Friday, 19 de April de 2024 ISSN 1519-7670 - Ano 24 - nº 1284

Quem pranta, cóie

 

Considerações sobre o jornalismo cultural

Paulo Polzonoff Jr.

Acho interessante o Observatório da Imprensa abrir espaço para uma crítica aguçada da cobertura literária dos jornais brasileiros. Houve um tempo, não tão remoto assim, que estes jornais contratavam para seus quadros jornalistas que tinham no mínimo alguma bagagem cultural significativa. Era um tempo em que a palavra “resenha” não estava em moda ainda, e que “crítica” era coisa para nomes de peso: Otto Maria Carpeaux, Afrânio Coutinho e Alceu de Amoroso Lima, por exemplo. Mas eis que somos papagaios deles, e achamos por bem que um livro não merece uma análise assim tão profunda – e introduzimos a tal da “resenha”.

Há quem as faça com cuidado, mas há quem as fez como hobby tão somente. É aí que mora o perigo.

Li na última edição deste Observatório dois comentários que me deixaram perplexo [veja remissões abaixo]. O primeiro, da senhora Nilza Amaral, que reclama do descaso dos editores para com seus livros que, no seu dizer, vendem muito, o que faz dela uma escritora por excelência. Equívoco dos dois lados. Primeiro que um jornal sério jamais deveria ignorar um leitor. Se o trabalho da senhora Nilza Amaral não interessa, que o digam em palavras apropriadas à senhora, por carta, e-mail, telefonema ou sinais de fumaça. Por outro lado, se interessa, que história é essa de “resenha paga”? Que eu saiba ainda existe, neste diálogo de mudos, um elemento chamado interlocutor, que muito apropriadamente atende também pela alcunha de leitor, e que merece um pouquinho mais de respeito dos senhores editores.

Imagine a situação: você abre o jornal no domingo e, entre um sem-número de falsas denúncias, erros de todos os tipos, arrogância jornalística, matérias sem nenhuma preocupação com a ética, declarações de fulano insultando sicrano etc. etc. resolve ler o caderno cultural, a fim de buscar, na ficção, algum consolo para tamanha algazarra. Mas a resenha deste livro pelo qual o senhor se interessou, meu caro, é paga. Isto mesmo. O livro pode ser horrível, a autora (apesar da alta vendagem) pode escrever como uma criança de 8 anos (se bem que há crianças de 8 anos escrevendo belas coisas por aí…), mas o jornal, tantos anos de existência, dá seu aval, arrisca sua credibilidade, tudo em nome de um dindim a mais. E o jornalista que assinará a resenha?

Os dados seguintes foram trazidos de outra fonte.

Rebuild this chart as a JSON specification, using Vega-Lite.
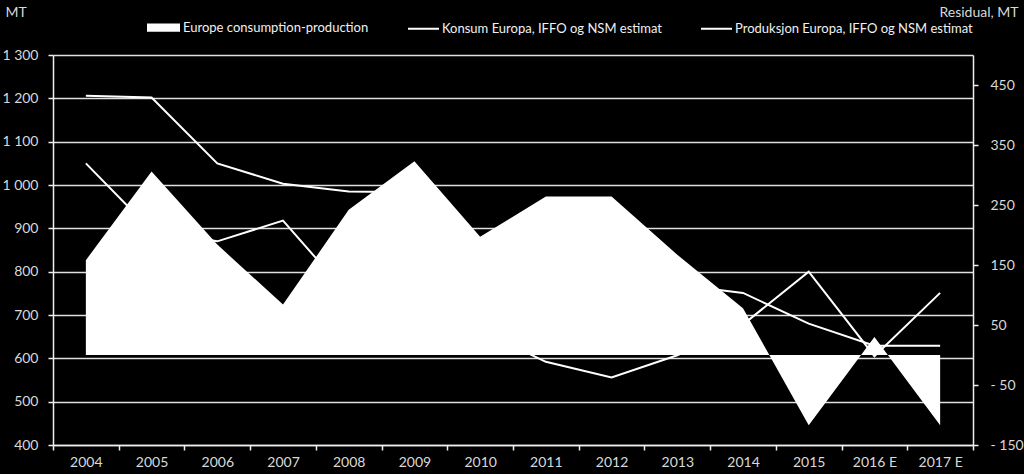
{
  "$schema": "https://vega.github.io/schema/vega-lite/v6.json",
  "width": 920,
  "height": 390,
  "autosize": {"type": "none"},
  "padding": {"left": 53, "top": 55, "right": 51, "bottom": 29},
  "background": "black",
  "config": {
    "view": {"stroke": null},
    "font": "Lato",
    "axis": {
      "labelFont": "Lato",
      "titleFont": "Lato",
      "labelColor": "#d9d9d9",
      "titleColor": "#d9d9d9",
      "labelFontSize": 14,
      "titleFontSize": 14,
      "titleFontWeight": "normal",
      "domainColor": "#f0f0f0",
      "domainWidth": 1.5,
      "tickColor": "#f0f0f0",
      "tickWidth": 1.5
    },
    "legend": {
      "labelFont": "Lato",
      "labelFontSize": 13,
      "labelColor": "#f0f0f0"
    }
  },
  "data": {
    "values": [
      {"year": "2004", "konsum": 1206, "produksjon": 1050, "residual": 158},
      {"year": "2005", "konsum": 1202, "produksjon": 895, "residual": 306},
      {"year": "2006", "konsum": 1050, "produksjon": 870, "residual": 184},
      {"year": "2007", "konsum": 1003, "produksjon": 918, "residual": 84},
      {"year": "2008", "konsum": 985, "produksjon": 745, "residual": 242},
      {"year": "2009", "konsum": 983, "produksjon": 660, "residual": 323},
      {"year": "2010", "konsum": 862, "produksjon": 665, "residual": 197},
      {"year": "2011", "konsum": 856, "produksjon": 592, "residual": 264},
      {"year": "2012", "konsum": 820, "produksjon": 556, "residual": 264},
      {"year": "2013", "konsum": 770, "produksjon": 607, "residual": 167},
      {"year": "2014", "konsum": 751, "produksjon": 678, "residual": 78},
      {"year": "2015", "konsum": 680, "produksjon": 800, "residual": -117},
      {"year": "2016 E", "konsum": 629, "produksjon": 605, "residual": 30},
      {"year": "2017 E", "konsum": 629, "produksjon": 751, "residual": -117}
    ]
  },
  "encoding": {
    "x": {
      "field": "year",
      "type": "ordinal",
      "sort": null,
      "bandPosition": 0.5,
      "scale": {"type": "band", "paddingInner": 0, "paddingOuter": 0},
      "axis": {
        "title": null,
        "labelAngle": 0,
        "tickBand": "extent",
        "tickSize": 5,
        "labelPadding": 5,
        "grid": false
      }
    }
  },
  "layer": [
    {
      "transform": [{"fold": ["konsum", "produksjon"], "as": ["series", "value"]}],
      "mark": {"type": "line", "strokeWidth": 2},
      "encoding": {
        "y": {
          "field": "value",
          "type": "quantitative",
          "scale": {"domain": [400, 1300], "nice": false, "zero": false},
          "axis": {
            "orient": "left",
            "values": [400, 500, 600, 700, 800, 900, 1000, 1100, 1200, 1300],
            "labelExpr": "replace(format(datum.value, ','), ',', ' ')",
            "grid": true,
            "gridColor": "#e0e0e0",
            "gridWidth": 1.5,
            "tickSize": 5,
            "labelPadding": 10,
            "title": "MT",
            "titleAngle": 0,
            "titleAlign": "left",
            "titleBaseline": "middle",
            "titleX": -48,
            "titleY": -43
          }
        },
        "stroke": {
          "field": "series",
          "type": "nominal",
          "scale": {"domain": ["konsum", "produksjon"], "range": ["white", "white"]},
          "legend": {
            "orient": "none",
            "legendX": 354,
            "legendY": -43,
            "direction": "horizontal",
            "title": null,
            "symbolType": "stroke",
            "symbolSize": 961,
            "symbolStrokeWidth": 2,
            "labelOffset": 2,
            "columnPadding": 34,
            "labelLimit": 400,
            "labelExpr": "datum.label == 'konsum' ? 'Konsum Europa, IFFO og NSM estimat' : 'Produksjon Europa, IFFO og NSM estimat'"
          }
        }
      }
    },
    {
      "mark": {"type": "area", "opacity": 1},
      "encoding": {
        "y": {
          "field": "residual",
          "type": "quantitative",
          "scale": {"domain": [-150, 500], "nice": false},
          "axis": {
            "orient": "right",
            "values": [-150, -50, 50, 150, 250, 350, 450],
            "labelExpr": "datum.value < 0 ? '- ' + abs(datum.value) : '' + datum.value",
            "grid": false,
            "tickSize": 5,
            "labelPadding": 12,
            "title": "Residual, MT",
            "titleAngle": 0,
            "titleAlign": "right",
            "titleBaseline": "middle",
            "titleX": 45,
            "titleY": -43
          }
        },
        "y2": {"datum": 0},
        "fill": {
          "datum": "Europe consumption-production",
          "type": "nominal",
          "scale": {"range": ["white"]},
          "legend": {
            "orient": "none",
            "legendX": 94,
            "legendY": -44,
            "title": null,
            "symbolType": "M-1,-0.25H1V0.25H-1Z",
            "symbolSize": 1089,
            "symbolOpacity": 1,
            "symbolStrokeWidth": 0,
            "labelOffset": 3,
            "labelLimit": 400
          }
        }
      }
    }
  ],
  "resolve": {"scale": {"y": "independent"}}
}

Ora, tenha a santa paciência…

Mas eu dizia que nesta história ambos os lados pecam. A senhora Nilza Amaral, por mais que seus livros, segundo ela, vendam muito, o que, ainda segundo ela, atesta sua condição de excelente escritora, não tem o direito de obrigar um jornal a reconhecê-la. Cabe, como a todos, fazer a divulgação de seu trabalho, mas daí a ele fazer-se merecedor de um espaço cobiçado é outra história. Se se pudesse escrever (honestamente, digo, sem cobrar por críticas) sobre todos os livros lançados no Brasil… E, ademais, se os livros da senhora Nilza Amaral, mesmo sem resenha, vendem tanto, para que quer ela agora ter seu nome num jornal que publica elogios a qualquer um que o pagar? Há, a meu ver, um comportamento bastante contraditório por parte da escritora.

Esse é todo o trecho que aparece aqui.